To make it more generally useful, instead of hard-coding this particular journal, I made it read a configuration file that can be used to describe lots of journaling styles.
Right now, the paper and page types are what I needed for my 2023 journal. I am about to do a test-run with getting it printed on LuLu. After that, I might make some more page templates.
The config file is in YAML. You could just list each page you want one-by-one, but to make things easier, there are a few ways to create enumerated pages.
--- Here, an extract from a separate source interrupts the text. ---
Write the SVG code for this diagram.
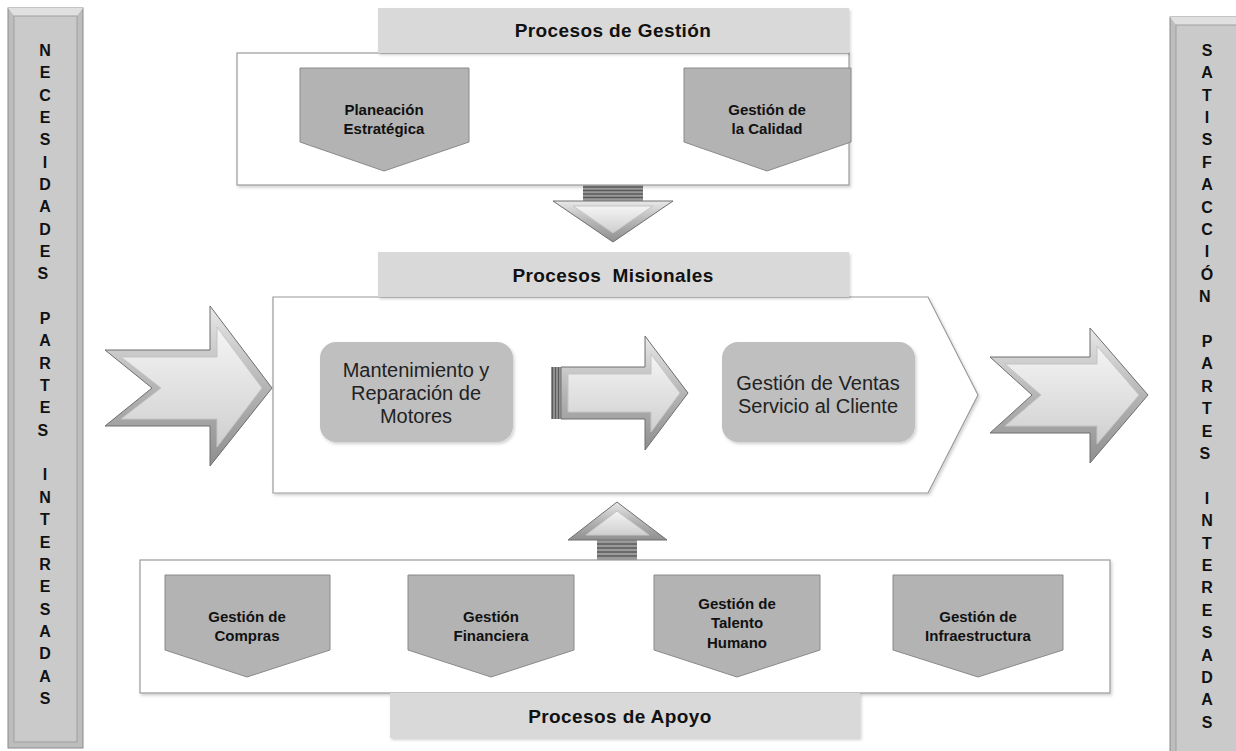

- Any page could have a count, which just repeats that page
- Any page can have a variant list, which repeats the page, setting a variable that can be used in titles
- Pages can have lists of sub-pages, and so on.
- Pages can have sections
In the code, it’s implemented with nested loops and recursion. The indices of those loops are exposed to the config to use in date math, so that any section of any page can have a date calculated for it. Most journals would probably have sequential dates, but a recurring journal wants you to keep cycling back to the beginning of the book, so the date math is fairly complicated.
There are documented examples in the repo that (hopefully) explain this better. Start with daily.yaml, which is just a 365 page daily journal. 2023-recurring-journal.yaml shows the more complex example.